Fürs Erste bleibt der Koffer von Pierre Lévi nun im Memorial de la Shoah, offiziell beschlagnahmt von der französischen Justiz. Noch diesen Monat wird der Fall vor Gericht verhandelt werden, das dann entscheiden muss: Wem gehört der Koffer von Pierre Lévi? Das Memorial de la Shoah ist an dem Rechtsstreit nicht beteiligt. Doch das unglückliche Scheitern der Vermittlungsversuche, die vergebliche Bitte, den Koffer als Dauerleihgabe zu gewinnen, stimmen nachdenklich. Fast entsteht der Eindruck, als konkurrierten da die beiden Holocaust-Gedenkstätten in Auschwitz und Paris um ein Ausstellungsstück.

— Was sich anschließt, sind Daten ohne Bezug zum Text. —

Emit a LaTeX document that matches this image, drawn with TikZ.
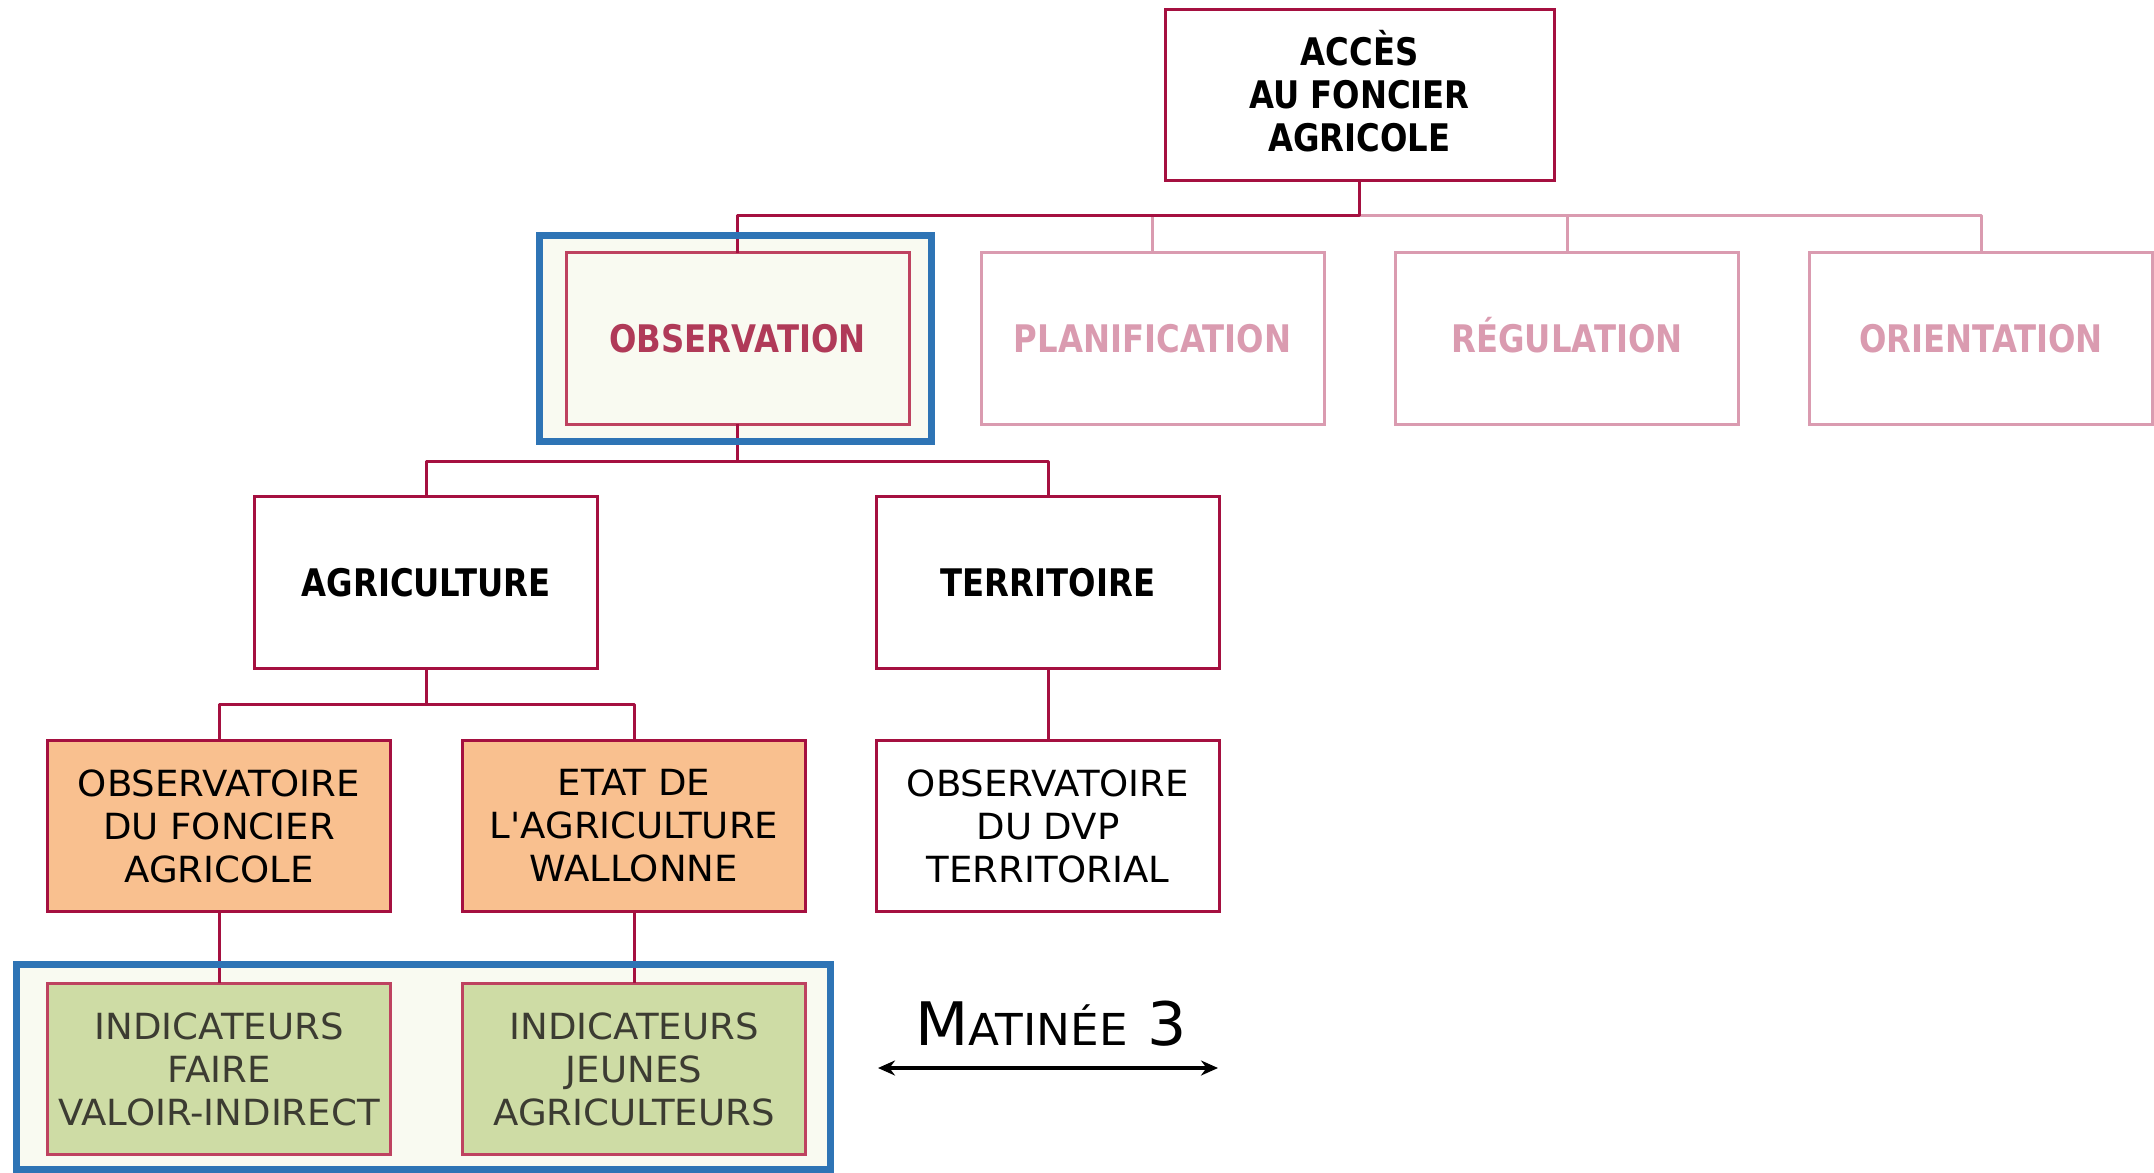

Jacques Fredj: "Ich denke nicht, dass wir Konkurrenten sind. Wir ergänzen uns. Das Museum in Auschwitz ist in erster Linie ein Gedenkort. Der größte Friedhof des europäischen Judaismus. Das sind wir nicht, und werden es auch nie sein. Bei uns geht es in erster Linie um Forschung und Bildung, um Pädagogik und Vermittlung. Wir sind in der Stadt, ein neuer Ort. Nein. Es gibt da kein Konkurrenzdenken - jedenfalls nicht von unserer Seite."

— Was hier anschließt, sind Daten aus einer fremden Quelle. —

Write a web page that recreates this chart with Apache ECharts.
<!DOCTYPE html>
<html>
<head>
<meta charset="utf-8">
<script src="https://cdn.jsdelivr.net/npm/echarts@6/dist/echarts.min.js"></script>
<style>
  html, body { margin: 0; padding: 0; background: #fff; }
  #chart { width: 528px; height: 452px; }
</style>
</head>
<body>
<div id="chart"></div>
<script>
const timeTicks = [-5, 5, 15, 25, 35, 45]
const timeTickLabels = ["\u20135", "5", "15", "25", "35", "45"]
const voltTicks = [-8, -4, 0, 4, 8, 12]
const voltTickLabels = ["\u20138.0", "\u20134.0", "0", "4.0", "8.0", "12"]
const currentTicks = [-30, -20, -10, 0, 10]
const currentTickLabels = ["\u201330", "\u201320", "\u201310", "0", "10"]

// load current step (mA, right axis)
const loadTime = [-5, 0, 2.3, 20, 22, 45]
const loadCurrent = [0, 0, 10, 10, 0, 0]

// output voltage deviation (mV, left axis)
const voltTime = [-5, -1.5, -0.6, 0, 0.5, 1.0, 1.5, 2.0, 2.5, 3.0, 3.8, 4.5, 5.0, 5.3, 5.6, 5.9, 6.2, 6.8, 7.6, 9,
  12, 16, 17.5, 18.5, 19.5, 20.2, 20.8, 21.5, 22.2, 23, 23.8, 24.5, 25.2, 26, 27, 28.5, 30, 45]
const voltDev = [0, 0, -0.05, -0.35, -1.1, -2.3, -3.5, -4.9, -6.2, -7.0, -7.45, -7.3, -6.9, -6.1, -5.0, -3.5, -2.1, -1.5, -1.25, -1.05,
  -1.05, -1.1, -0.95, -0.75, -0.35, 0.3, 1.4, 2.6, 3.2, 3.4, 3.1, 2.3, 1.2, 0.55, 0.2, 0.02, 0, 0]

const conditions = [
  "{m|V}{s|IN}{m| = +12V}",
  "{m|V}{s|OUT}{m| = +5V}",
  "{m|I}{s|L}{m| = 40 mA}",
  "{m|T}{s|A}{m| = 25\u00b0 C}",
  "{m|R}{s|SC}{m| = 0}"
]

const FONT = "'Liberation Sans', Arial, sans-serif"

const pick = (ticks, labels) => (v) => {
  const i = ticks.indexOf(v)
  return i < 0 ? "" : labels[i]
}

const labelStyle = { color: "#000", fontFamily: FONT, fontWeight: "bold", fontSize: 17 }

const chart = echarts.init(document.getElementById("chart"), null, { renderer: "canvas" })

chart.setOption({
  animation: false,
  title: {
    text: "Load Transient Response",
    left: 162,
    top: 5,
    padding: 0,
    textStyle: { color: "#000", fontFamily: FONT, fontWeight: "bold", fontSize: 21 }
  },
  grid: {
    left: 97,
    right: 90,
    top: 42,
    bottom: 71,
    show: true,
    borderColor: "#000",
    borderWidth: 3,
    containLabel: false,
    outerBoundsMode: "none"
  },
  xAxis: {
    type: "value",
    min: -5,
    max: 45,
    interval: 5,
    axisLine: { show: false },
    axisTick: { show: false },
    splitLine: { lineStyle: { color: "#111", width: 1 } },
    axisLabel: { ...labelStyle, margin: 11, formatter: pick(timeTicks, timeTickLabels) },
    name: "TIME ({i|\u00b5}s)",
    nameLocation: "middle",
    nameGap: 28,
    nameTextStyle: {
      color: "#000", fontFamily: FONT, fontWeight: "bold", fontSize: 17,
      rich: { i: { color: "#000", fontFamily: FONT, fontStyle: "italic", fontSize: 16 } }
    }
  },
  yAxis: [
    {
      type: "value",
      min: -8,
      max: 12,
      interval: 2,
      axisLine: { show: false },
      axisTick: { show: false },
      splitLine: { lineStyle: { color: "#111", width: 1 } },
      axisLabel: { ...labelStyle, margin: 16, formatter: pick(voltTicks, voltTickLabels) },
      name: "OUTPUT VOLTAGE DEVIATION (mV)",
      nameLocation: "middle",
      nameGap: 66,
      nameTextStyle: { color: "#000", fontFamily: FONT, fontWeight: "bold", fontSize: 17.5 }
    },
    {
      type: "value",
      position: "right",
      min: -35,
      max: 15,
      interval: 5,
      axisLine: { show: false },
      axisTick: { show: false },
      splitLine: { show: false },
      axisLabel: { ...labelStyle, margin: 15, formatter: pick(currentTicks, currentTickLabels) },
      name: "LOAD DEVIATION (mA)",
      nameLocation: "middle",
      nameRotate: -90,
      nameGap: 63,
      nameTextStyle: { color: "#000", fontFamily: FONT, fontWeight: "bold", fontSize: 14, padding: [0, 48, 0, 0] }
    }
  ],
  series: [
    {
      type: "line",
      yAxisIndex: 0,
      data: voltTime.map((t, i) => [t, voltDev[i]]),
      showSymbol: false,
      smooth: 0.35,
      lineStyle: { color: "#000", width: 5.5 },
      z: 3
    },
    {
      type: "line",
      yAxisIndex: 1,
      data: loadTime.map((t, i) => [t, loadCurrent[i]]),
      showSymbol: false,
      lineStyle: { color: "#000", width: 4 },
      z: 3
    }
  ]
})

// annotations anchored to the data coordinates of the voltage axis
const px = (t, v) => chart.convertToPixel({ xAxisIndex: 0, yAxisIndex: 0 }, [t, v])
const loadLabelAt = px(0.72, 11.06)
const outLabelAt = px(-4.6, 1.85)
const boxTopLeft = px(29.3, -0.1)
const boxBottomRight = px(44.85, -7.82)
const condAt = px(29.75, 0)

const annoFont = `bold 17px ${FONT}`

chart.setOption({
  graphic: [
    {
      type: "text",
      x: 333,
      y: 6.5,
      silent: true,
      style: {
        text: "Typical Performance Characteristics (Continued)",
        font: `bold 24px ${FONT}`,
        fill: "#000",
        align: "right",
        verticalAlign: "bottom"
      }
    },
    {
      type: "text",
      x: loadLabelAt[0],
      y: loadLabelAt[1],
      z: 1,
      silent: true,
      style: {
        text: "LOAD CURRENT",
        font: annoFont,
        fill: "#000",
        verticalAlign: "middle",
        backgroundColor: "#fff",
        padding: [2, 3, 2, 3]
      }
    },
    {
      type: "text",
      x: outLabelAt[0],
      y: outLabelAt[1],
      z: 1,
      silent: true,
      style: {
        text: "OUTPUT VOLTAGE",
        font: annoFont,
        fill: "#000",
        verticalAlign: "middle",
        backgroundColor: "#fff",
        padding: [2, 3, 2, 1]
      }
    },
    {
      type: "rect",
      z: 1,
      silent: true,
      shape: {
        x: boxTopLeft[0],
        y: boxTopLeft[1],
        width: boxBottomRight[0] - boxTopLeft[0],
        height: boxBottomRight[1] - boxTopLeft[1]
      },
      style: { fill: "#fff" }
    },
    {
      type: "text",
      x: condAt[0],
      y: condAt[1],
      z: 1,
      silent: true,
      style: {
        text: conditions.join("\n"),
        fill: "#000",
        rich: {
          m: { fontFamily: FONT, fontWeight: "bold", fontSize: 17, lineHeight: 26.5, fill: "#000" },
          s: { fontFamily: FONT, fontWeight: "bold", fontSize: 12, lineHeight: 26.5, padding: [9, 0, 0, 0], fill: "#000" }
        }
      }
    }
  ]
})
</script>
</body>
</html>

Auf die Frage, ob der traurige Koffer-Streit nicht doch die partnerschaftlichen Beziehungen beider Museen beeinträchtigt - das Memorial de la Shoah organisiert zum Beispiel regelmäßig Bildungsreisen nach Auschwitz - antwortet Jacques Fredj:

"Ich hoffe nicht - jedenfalls gibt es ein Abkommen mit dem Museum von Auschwitz, an das wir uns halten, wir sind dazu verpflichtet. Das Problem ist eher das Ansehen des Museums von Auschwitz - das wird beschädigt: nicht nur gegenüber den Familien der Opfer. Diese mangelnde Sensibilität schadet dem Image der Gedenkstätte von Auschwitz."